February 21, 2015 by Jean
As a retiree living alone – particularly one who has high needs for solitude – I am at risk for social isolation. (See Transitioning to Retirement: The Issue of Social Relationships.) During the summer before my retirement, I developed a plan to guard against this risk by making an effort to have at least one meaningful social interaction per week (for example, by having someone over for lunch or dinner, visiting a friend, or going on a social outing with others).
But since moving home to Maine to live full-time last May, I have found this plan more difficult to implement than I anticipated. During the more than six months that my new addition was under construction, the noise, mess, and reduced access to space made me reluctant to invite people over and I saw much less of friends than I had anticipated. Ironically, the very presence of all the construction guys made me crave solitude, leading me to turn down some evening invitations in favor of some quiet down time. During the summer, when I spent much of my time outdoors, I wasn’t really conscious of the social isolation. By late fall, however, when I was forced indoors into space that was made physically uncomfortable by the construction, I began to feel deprived of social interaction.

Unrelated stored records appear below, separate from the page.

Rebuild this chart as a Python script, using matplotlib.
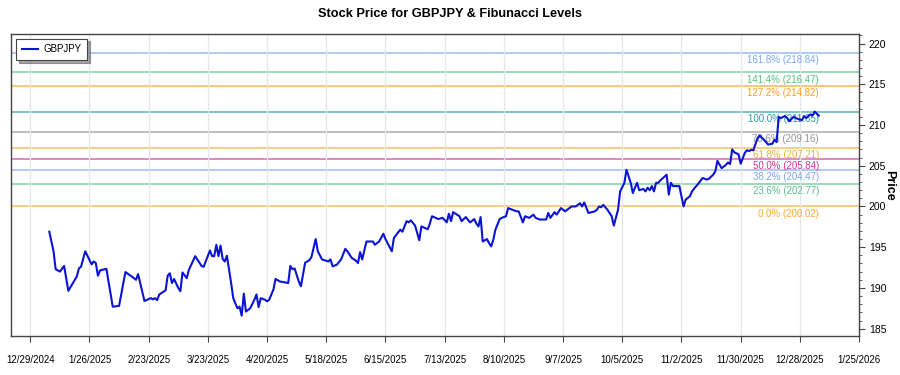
import pandas as pd
import matplotlib.pyplot as plt
import matplotlib.ticker as mticker
import matplotlib.dates as mdates

plt.rcParams['font.family'] = ['Liberation Sans', 'DejaVu Sans']

# price data
dates = [
    '2025-01-07', '2025-01-09', '2025-01-10', '2025-01-12', '2025-01-14', '2025-01-16',
    '2025-01-20', '2025-01-21', '2025-01-22', '2025-01-24', '2025-01-27', '2025-01-28',
    '2025-01-29', '2025-01-30', '2025-01-31', '2025-02-03', '2025-02-05', '2025-02-06',
    '2025-02-09', '2025-02-12', '2025-02-15', '2025-02-17', '2025-02-18', '2025-02-21',
    '2025-02-24', '2025-02-25', '2025-02-26', '2025-02-27', '2025-02-28', '2025-03-03',
    '2025-03-04', '2025-03-05', '2025-03-06', '2025-03-07', '2025-03-09', '2025-03-10',
    '2025-03-11', '2025-03-13', '2025-03-14', '2025-03-17', '2025-03-20', '2025-03-21',
    '2025-03-24', '2025-03-25', '2025-03-26', '2025-03-27', '2025-03-28', '2025-03-29',
    '2025-03-30', '2025-03-31', '2025-04-01', '2025-04-03', '2025-04-04', '2025-04-05',
    '2025-04-06', '2025-04-07', '2025-04-08', '2025-04-09', '2025-04-10', '2025-04-12',
    '2025-04-14', '2025-04-15', '2025-04-16', '2025-04-17', '2025-04-19', '2025-04-20',
    '2025-04-21', '2025-04-23', '2025-04-24', '2025-04-26', '2025-04-30', '2025-05-01',
    '2025-05-02', '2025-05-03', '2025-05-05', '2025-05-06', '2025-05-08', '2025-05-10',
    '2025-05-11', '2025-05-13', '2025-05-14', '2025-05-16', '2025-05-19', '2025-05-20',
    '2025-05-21', '2025-05-23', '2025-05-25', '2025-05-27', '2025-05-28', '2025-05-30',
    '2025-06-01', '2025-06-02', '2025-06-03', '2025-06-04', '2025-06-06', '2025-06-09',
    '2025-06-10', '2025-06-12', '2025-06-14', '2025-06-15', '2025-06-18', '2025-06-19',
    '2025-06-22', '2025-06-23', '2025-06-25', '2025-06-26', '2025-06-27', '2025-06-29',
    '2025-07-01', '2025-07-02', '2025-07-05', '2025-07-06', '2025-07-07', '2025-07-10',
    '2025-07-12', '2025-07-14', '2025-07-15', '2025-07-16', '2025-07-17', '2025-07-20',
    '2025-07-21', '2025-07-23', '2025-07-25', '2025-07-27', '2025-07-28', '2025-07-29',
    '2025-07-30', '2025-07-31', '2025-08-02', '2025-08-03', '2025-08-04', '2025-08-05',
    '2025-08-06', '2025-08-08', '2025-08-09', '2025-08-11', '2025-08-12', '2025-08-14',
    '2025-08-16', '2025-08-17', '2025-08-19', '2025-08-20', '2025-08-22', '2025-08-24',
    '2025-08-25', '2025-08-27', '2025-08-30', '2025-08-31', '2025-09-01', '2025-09-03',
    '2025-09-04', '2025-09-06', '2025-09-08', '2025-09-11', '2025-09-13', '2025-09-15',
    '2025-09-16', '2025-09-17', '2025-09-19', '2025-09-22', '2025-09-23', '2025-09-24',
    '2025-09-25', '2025-09-26', '2025-09-28', '2025-09-30', '2025-10-01', '2025-10-03',
    '2025-10-04', '2025-10-06', '2025-10-07', '2025-10-09', '2025-10-10', '2025-10-11',
    '2025-10-12', '2025-10-13', '2025-10-15', '2025-10-16', '2025-10-17', '2025-10-18',
    '2025-10-19', '2025-10-20', '2025-10-21', '2025-10-22', '2025-10-23', '2025-10-26',
    '2025-10-27', '2025-10-28', '2025-10-29', '2025-10-30', '2025-11-01', '2025-11-03',
    '2025-11-04', '2025-11-06', '2025-11-07', '2025-11-08', '2025-11-10', '2025-11-12',
    '2025-11-14', '2025-11-15', '2025-11-17', '2025-11-18', '2025-11-19', '2025-11-21',
    '2025-11-23', '2025-11-24', '2025-11-25', '2025-11-26', '2025-11-27', '2025-11-29',
    '2025-11-30', '2025-12-02', '2025-12-03', '2025-12-04', '2025-12-05', '2025-12-06',
    '2025-12-08', '2025-12-09', '2025-12-11', '2025-12-13', '2025-12-15', '2025-12-16',
    '2025-12-17', '2025-12-18', '2025-12-19', '2025-12-21', '2025-12-22', '2025-12-23',
    '2025-12-25', '2025-12-27', '2025-12-29', '2025-12-30', '2025-12-31', '2026-01-02',
    '2026-01-03', '2026-01-04', '2026-01-06',
]
prices = [
    196.9, 194.5, 192.3, 192.0, 192.7, 189.65,
    191.4, 192.4, 192.6, 194.5, 192.9, 193.25,
    193.05, 191.5, 192.15, 192.35, 189.2, 187.7,
    187.8, 191.95, 191.4, 191.0, 191.7, 188.4,
    188.75, 188.6, 188.75, 188.5, 189.2, 189.7,
    191.5, 191.8, 190.6, 191.1, 190.0, 189.6,
    191.9, 191.2, 192.2, 193.9, 192.7, 192.6,
    194.6, 193.9, 193.9, 195.3, 193.9, 195.2,
    193.55, 193.25, 193.95, 190.6, 188.75, 188.1,
    187.5, 187.7, 186.6, 189.3, 187.1, 187.5,
    188.55, 189.2, 187.65, 188.75, 188.55, 188.35,
    188.55, 189.8, 191.1, 190.8, 190.6, 192.7,
    192.3, 192.4, 190.8, 190.2, 193.1, 193.4,
    193.8, 196.0, 194.5, 193.5, 193.25, 193.5,
    192.65, 192.85, 193.5, 194.8, 194.5, 193.7,
    193.35, 193.05, 194.4, 193.5, 195.7, 195.7,
    195.3, 195.7, 196.65, 196.0, 194.5, 196.15,
    197.15, 196.9, 198.2, 198.05, 198.3, 197.65,
    195.85, 197.55, 197.2, 197.9, 198.8, 198.45,
    198.6, 198.05, 199.1, 198.2, 199.3, 198.8,
    198.2, 198.7, 198.05, 198.45, 197.9, 197.55,
    198.7, 195.7, 196.0, 195.5, 195.1, 195.9,
    197.15, 198.45, 198.6, 198.8, 199.8, 199.6,
    199.4, 199.4, 198.05, 198.8, 198.6, 199.0,
    198.6, 198.4, 198.4, 199.2, 198.6, 199.3,
    199.0, 199.8, 199.4, 200.0, 200.0, 200.4,
    200.0, 200.5, 199.2, 199.4, 199.6, 200.0,
    199.9, 200.2, 199.6, 198.8, 197.65, 199.6,
    201.85, 202.9, 204.5, 202.9, 201.65, 202.3,
    202.9, 202.0, 202.15, 201.85, 202.3, 202.0,
    202.5, 201.85, 202.9, 202.9, 203.2, 203.9,
    201.45, 202.9, 202.5, 202.5, 202.5, 200.0,
    200.85, 201.25, 201.85, 202.2, 202.8, 203.5,
    203.3, 203.4, 203.9, 204.3, 205.6, 204.7,
    205.1, 205.4, 205.2, 207.0, 206.65, 206.4,
    205.25, 206.6, 206.9, 206.8, 206.95, 206.9,
    208.4, 208.7, 208.2, 207.6, 207.7, 208.2,
    207.9, 211.0, 210.85, 211.1, 210.85, 210.45,
    211.0, 210.75, 210.6, 211.1, 210.85, 211.3,
    211.15, 211.65, 211.15,
]

# fibonacci levels as labelled on the chart
fib_ratios = ['0.0%', '23.6%', '38.2%', '50.0%', '61.8%', '78.6%', '100.0%', '127.2%', '141.4%', '161.8%']
fib_values = [200.02, 202.77, 204.47, 205.84, 207.21, 209.16, 211.65, 214.82, 216.47, 218.84]
fib_colors = ['#f39c12', '#3cb371', '#6495ed', '#c71585', '#e3a21a', '#808080',
              '#008b8b', '#ff8c00', '#3cb371', '#6495ed']

df = pd.DataFrame({'date': pd.to_datetime(dates), 'close': prices})

fig = plt.figure(figsize=(9, 3.75), dpi=100)
ax = fig.add_axes([0.0125, 0.104, 0.942, 0.806])

# fibonacci lines and labels
label_x = df['date'].iloc[-1]
for r, v, c in zip(fib_ratios, fib_values, fib_colors):
    ax.axhline(v, color=c, lw=1.1, alpha=0.65, zorder=1)
    ax.text(label_x, v - 0.3, f'{r} ({v:.2f})', color=c, alpha=0.85, fontsize=7,
            ha='right', va='top', zorder=2)

ax.plot(df['date'], df['close'], color='#0a14d2', lw=1.5, label='GBPJPY', zorder=3)

# axes
ax.set_xlim(pd.Timestamp('2024-12-20'), pd.Timestamp('2026-01-25'))
ax.set_ylim(184.1, 221.2)
ticks = pd.date_range('2024-12-29', '2026-01-25', freq='28D')
ax.xaxis.set_major_locator(mticker.FixedLocator(mdates.date2num(ticks)))
ax.xaxis.set_major_formatter(mticker.FuncFormatter(
    lambda v, p: (lambda d: f'{d.month}/{d.day}/{d.year}')(mdates.num2date(v))))
ax.xaxis.grid(True, color='#e6e6e6', lw=0.9)
ax.tick_params(axis='x', labelsize=7, pad=10, length=4, color='#444444')

ax.yaxis.tick_right()
ax.yaxis.set_major_locator(mticker.MultipleLocator(5))
ax.yaxis.set_minor_locator(mticker.MultipleLocator(1))
ax.tick_params(axis='y', labelsize=7.5, pad=3, length=4, color='#444444')
ax.tick_params(axis='y', which='minor', length=2, color='#444444')
ax.set_ylabel('Price', fontsize=9, fontweight='bold', rotation=270, va='center', ha='center')
ax.yaxis.set_label_coords(1.035, 0.5)

for s in ax.spines.values():
    s.set_color('#444444')
    s.set_linewidth(1.0)

fig.suptitle('Stock Price for GBPJPY & Fibunacci Levels', fontsize=9.2, fontweight='bold',
             x=0.5, y=0.963, va='center')

leg = ax.legend(loc='upper left', fontsize=7, fancybox=False, shadow=True,
                edgecolor='#444444', borderpad=0.6, handlelength=1.6, handletextpad=0.6)
leg.get_frame().set_linewidth(0.8)

fig.savefig('out.png', dpi=100)
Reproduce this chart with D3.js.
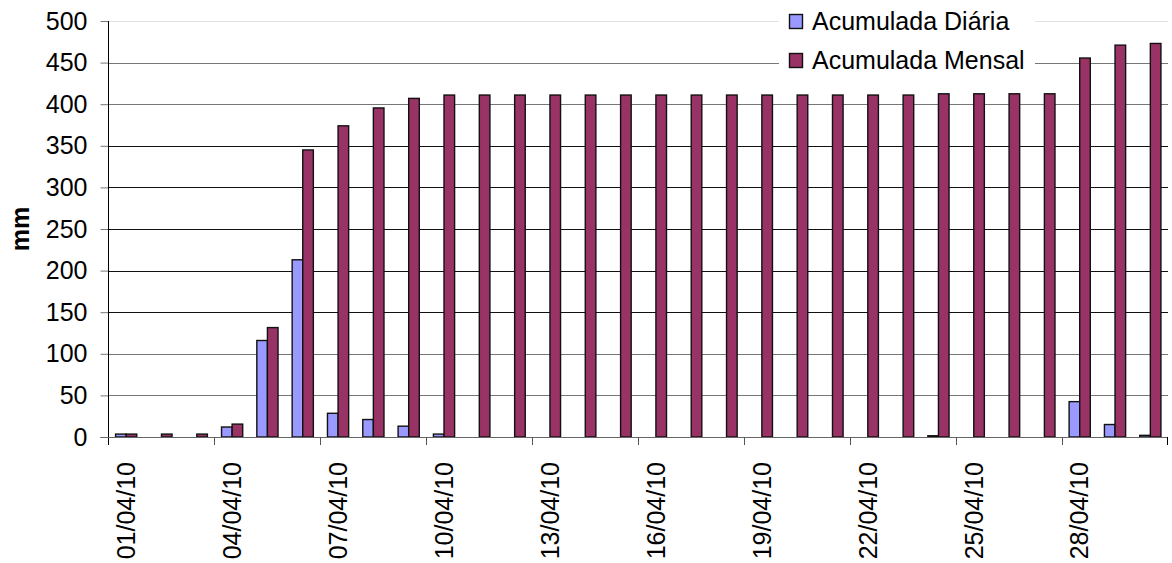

Just before the New Year, although work on my house was still going on, I invited friends over for a meal and declared my period of social isolation over. In the weeks that followed, I fully moved into and claimed my new space, and hosted the January lunch gathering of my W.O.W. retiree group. But before I could get into the swing of my reclaimed social life, winter arrived with a vengeance. Since late January, we have had a snow storm every three days. Once again, I am reluctant to invite people over, because access to my house (at the end of a rural dirt road) can be iffy in bad weather. Making plans that involve going somewhere is also tricky, because getting out requires several hours of shoveling after each storm. The result is that I’ve been mostly staying home.
By last weekend, I realized that I had a bad case of cabin fever. It was discouraging to realize that we were only halfway through February, because it felt like it had already been a year long. It is one thing so stay home because I want to in the summer, but quite a different thing to stay home because getting out is difficult.
At that point, I realized that I needed to reinstate my “one meaningful social interaction per week” rule, which I had given up on during the long months of construction chaos. But when I stopped to figure out how long it had been since my last social event or visit, I was surprised to realize that my friend Anne had come by to visit and to help me move some furniture just a few days earlier, and that I had been out to lunch with my W.O.W. retiree group just a few days before that. In other words, I had met my goal for social interaction, and it was not enough. On Tuesday, I made a point of driving into Portland for an afternoon visit with my friend Joyce, but by Friday I was already feeling isolated again.
It turns out that what constitutes social isolation is seasonably variable for me. While one meaningful social interaction per week can be more than adequate for me in summer, I need to build in more interaction in the winter. This is a conundrum because I need to spend more time with people at the very time of year when it is most difficult to do so. I’m thinking that I need to aim for two meaningful social interactions per week during the months of December, January, February and March, but I still need to put some thought into how to do this. Given the weather constraints (especially this winter!), I may need to develop my capacity for spontaneous social occasions, like calling a friend at the last minute for dinner out or a movie. I also need to be more spontaneous about my own life so that I don’t turn down invitations (as I did this week) because of some solitary home project (e.g., painting) that I had planned for that day.
This first year of retirement is turning out to be a learning process, as I discover that problems I had anticipated don’t materialize, that I encounter other problems I didn’t anticipate, and that my carefully laid plans don’t always work out!